INSTRUCTIONS TO FOLLOW:
The listing below should be printed exactly, every line of it. Skip the pictures.

··· RECORDED INFORMATION ···

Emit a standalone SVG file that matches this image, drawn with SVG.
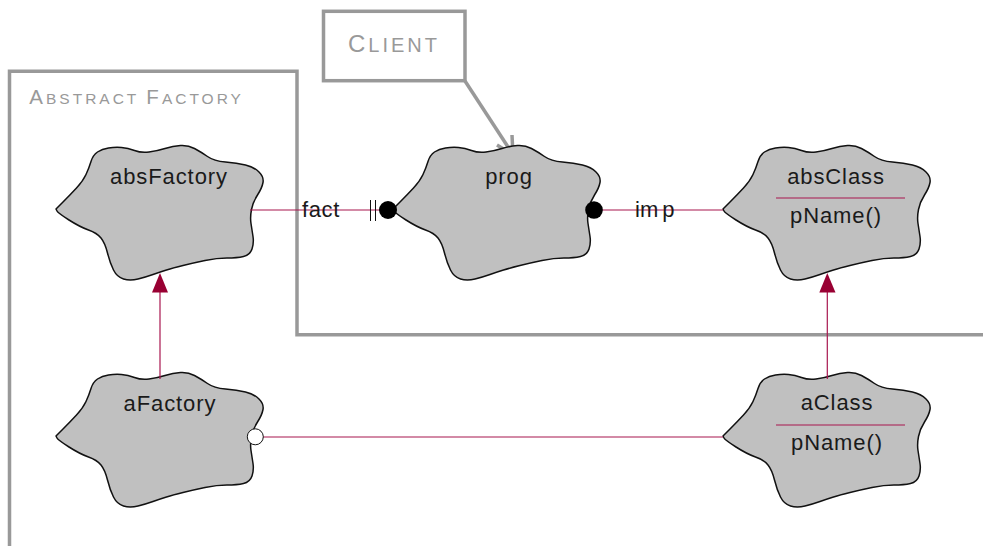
<svg xmlns="http://www.w3.org/2000/svg" width="983" height="546" viewBox="0 0 983 546">
<style>
.cloud{fill:#c0c0c0;stroke:#111;stroke-width:1.5;stroke-linejoin:round}
.lbl{font-family:"Liberation Sans",Arial,sans-serif;font-size:22px;fill:#1a1a1a;letter-spacing:0.9px;text-anchor:middle}
.frame{fill:none;stroke:#999;stroke-width:3.5}
.ftxt{font-family:"Liberation Sans",Arial,sans-serif;fill:#999}
.conn{stroke:#a8164f;stroke-width:1.2;fill:none}
.gen{fill:#990033}
.div{stroke:#a8164f;stroke-width:1.2}
</style>
<defs>
<path id="cloud" d="M56,209 L63,202 Q70,195 76.5,188 Q83,181 86,174.5 Q89,168 91,161.5 Q93,155 97.5,152 Q102,149 108.5,148 Q115,147 121.5,147.5 Q128,148 134.5,150.5 Q141,153 149,152 Q157,151 165,148.5 Q173,146 180.5,145.5 Q188,145 194.5,148.5 Q201,152 207.5,156.5 Q214,161 225.5,162 Q237,163 245.5,165 Q254,167 259,172 Q264,177 263,182.5 Q262,188 257.5,195 Q253,202 251.5,209.5 Q250,217 251,223.5 Q252,230 253,236.5 Q254,243 252,249 Q250,255 243.5,256.5 Q237,258 227,258 Q217,258 205,260.5 Q193,263 183,265.5 Q173,268 166.5,270 Q160,272 153,274.5 Q146,277 138,279 Q130,281 123.5,279 Q117,277 113.5,270 Q110,263 107.5,253 Q105,243 101,238 Q97,233 88.5,230 Q80,227 69,220 Q58,213 57,211 Z"/>
</defs>
<rect width="983" height="546" fill="#fff"/>

<g id="abstract-factory-frame">
<path class="frame" d="M9.5,546 V71.3 H297 V334.7 H983"/>
<text class="ftxt" x="29.3" y="104" letter-spacing="3"><tspan font-size="20.5">A</tspan><tspan font-size="15.5">BSTRACT </tspan><tspan font-size="20.5">F</tspan><tspan font-size="15.5">ACTORY</tspan></text>
</g>

<g id="client">
<rect class="frame" x="323.5" y="11.3" width="141.5" height="69.4"/>
<text class="ftxt" x="348" y="51.7" letter-spacing="3"><tspan font-size="24">C</tspan><tspan font-size="20">LIENT</tspan></text>
<path class="frame" d="M465,81 L512,153"/>
<polyline class="frame" points="497,145 513,155 512,135" stroke-linejoin="miter"/>
</g>

<g id="absFactory">
<use href="#cloud" class="cloud"/>
<text class="lbl" x="169" y="184">absFactory</text>
</g>

<g id="prog">
<use href="#cloud" class="cloud" transform="translate(337,0)"/>
<text class="lbl" x="509" y="184">prog</text>
</g>

<g id="absClass">
<use href="#cloud" class="cloud" transform="translate(667,0)"/>
<text class="lbl" x="836" y="184">absClass</text>
<line class="div" x1="776" y1="198" x2="905" y2="198"/>
<text class="lbl" x="836" y="223">pName()</text>
</g>

<g id="aFactory">
<use href="#cloud" class="cloud" transform="translate(0,227)"/>
<text class="lbl" x="170" y="411">aFactory</text>
</g>

<g id="aClass">
<use href="#cloud" class="cloud" transform="translate(667,227)"/>
<text class="lbl" x="837" y="410">aClass</text>
<line class="div" x1="776" y1="425" x2="905" y2="425"/>
<text class="lbl" x="837" y="450">pName()</text>
</g>

<g id="connectors">
<line class="conn" x1="250" y1="210" x2="380" y2="210"/>
<line x1="370.5" y1="200" x2="370.5" y2="221" stroke="#111" stroke-width="1"/>
<line x1="375.5" y1="200" x2="375.5" y2="221" stroke="#111" stroke-width="1"/>
<circle cx="388" cy="210" r="9" fill="#000"/>
<text class="lbl" x="321" y="217" style="letter-spacing:0.6px">fact</text>

<line class="conn" x1="594" y1="210" x2="723" y2="210"/>
<circle cx="594" cy="210" r="8.8" fill="#000"/>
<text class="lbl" x="635" y="217" style="text-anchor:start;letter-spacing:0px">im<tspan dx="4">p</tspan></text>

<line class="conn" x1="160" y1="290" x2="160" y2="379"/>
<polygon class="gen" points="160,273 152,292.5 168,292.5"/>
<line class="conn" x1="827.3" y1="290" x2="827.3" y2="379"/>
<polygon class="gen" points="827.3,273 819.3,292.5 835.5,292.5"/>

<line class="conn" x1="263" y1="437" x2="723" y2="437"/>
<circle cx="255.3" cy="436.8" r="8" fill="#fff" stroke="#111" stroke-width="1"/>
</g>
</svg>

···

FINAL ANSWER:
Emit a standalone SVG file that matches this image, drawn with SVG.
<svg xmlns="http://www.w3.org/2000/svg" width="983" height="546" viewBox="0 0 983 546">
<style>
.cloud{fill:#c0c0c0;stroke:#111;stroke-width:1.5;stroke-linejoin:round}
.lbl{font-family:"Liberation Sans",Arial,sans-serif;font-size:22px;fill:#1a1a1a;letter-spacing:0.9px;text-anchor:middle}
.frame{fill:none;stroke:#999;stroke-width:3.5}
.ftxt{font-family:"Liberation Sans",Arial,sans-serif;fill:#999}
.conn{stroke:#a8164f;stroke-width:1.2;fill:none}
.gen{fill:#990033}
.div{stroke:#a8164f;stroke-width:1.2}
</style>
<defs>
<path id="cloud" d="M56,209 L63,202 Q70,195 76.5,188 Q83,181 86,174.5 Q89,168 91,161.5 Q93,155 97.5,152 Q102,149 108.5,148 Q115,147 121.5,147.5 Q128,148 134.5,150.5 Q141,153 149,152 Q157,151 165,148.5 Q173,146 180.5,145.5 Q188,145 194.5,148.5 Q201,152 207.5,156.5 Q214,161 225.5,162 Q237,163 245.5,165 Q254,167 259,172 Q264,177 263,182.5 Q262,188 257.5,195 Q253,202 251.5,209.5 Q250,217 251,223.5 Q252,230 253,236.5 Q254,243 252,249 Q250,255 243.5,256.5 Q237,258 227,258 Q217,258 205,260.5 Q193,263 183,265.5 Q173,268 166.5,270 Q160,272 153,274.5 Q146,277 138,279 Q130,281 123.5,279 Q117,277 113.5,270 Q110,263 107.5,253 Q105,243 101,238 Q97,233 88.5,230 Q80,227 69,220 Q58,213 57,211 Z"/>
</defs>
<rect width="983" height="546" fill="#fff"/>

<g id="abstract-factory-frame">
<path class="frame" d="M9.5,546 V71.3 H297 V334.7 H983"/>
<text class="ftxt" x="29.3" y="104" letter-spacing="3"><tspan font-size="20.5">A</tspan><tspan font-size="15.5">BSTRACT </tspan><tspan font-size="20.5">F</tspan><tspan font-size="15.5">ACTORY</tspan></text>
</g>

<g id="client">
<rect class="frame" x="323.5" y="11.3" width="141.5" height="69.4"/>
<text class="ftxt" x="348" y="51.7" letter-spacing="3"><tspan font-size="24">C</tspan><tspan font-size="20">LIENT</tspan></text>
<path class="frame" d="M465,81 L512,153"/>
<polyline class="frame" points="497,145 513,155 512,135" stroke-linejoin="miter"/>
</g>

<g id="absFactory">
<use href="#cloud" class="cloud"/>
<text class="lbl" x="169" y="184">absFactory</text>
</g>

<g id="prog">
<use href="#cloud" class="cloud" transform="translate(337,0)"/>
<text class="lbl" x="509" y="184">prog</text>
</g>

<g id="absClass">
<use href="#cloud" class="cloud" transform="translate(667,0)"/>
<text class="lbl" x="836" y="184">absClass</text>
<line class="div" x1="776" y1="198" x2="905" y2="198"/>
<text class="lbl" x="836" y="223">pName()</text>
</g>

<g id="aFactory">
<use href="#cloud" class="cloud" transform="translate(0,227)"/>
<text class="lbl" x="170" y="411">aFactory</text>
</g>

<g id="aClass">
<use href="#cloud" class="cloud" transform="translate(667,227)"/>
<text class="lbl" x="837" y="410">aClass</text>
<line class="div" x1="776" y1="425" x2="905" y2="425"/>
<text class="lbl" x="837" y="450">pName()</text>
</g>

<g id="connectors">
<line class="conn" x1="250" y1="210" x2="380" y2="210"/>
<line x1="370.5" y1="200" x2="370.5" y2="221" stroke="#111" stroke-width="1"/>
<line x1="375.5" y1="200" x2="375.5" y2="221" stroke="#111" stroke-width="1"/>
<circle cx="388" cy="210" r="9" fill="#000"/>
<text class="lbl" x="321" y="217" style="letter-spacing:0.6px">fact</text>

<line class="conn" x1="594" y1="210" x2="723" y2="210"/>
<circle cx="594" cy="210" r="8.8" fill="#000"/>
<text class="lbl" x="635" y="217" style="text-anchor:start;letter-spacing:0px">im<tspan dx="4">p</tspan></text>

<line class="conn" x1="160" y1="290" x2="160" y2="379"/>
<polygon class="gen" points="160,273 152,292.5 168,292.5"/>
<line class="conn" x1="827.3" y1="290" x2="827.3" y2="379"/>
<polygon class="gen" points="827.3,273 819.3,292.5 835.5,292.5"/>

<line class="conn" x1="263" y1="437" x2="723" y2="437"/>
<circle cx="255.3" cy="436.8" r="8" fill="#fff" stroke="#111" stroke-width="1"/>
</g>
</svg>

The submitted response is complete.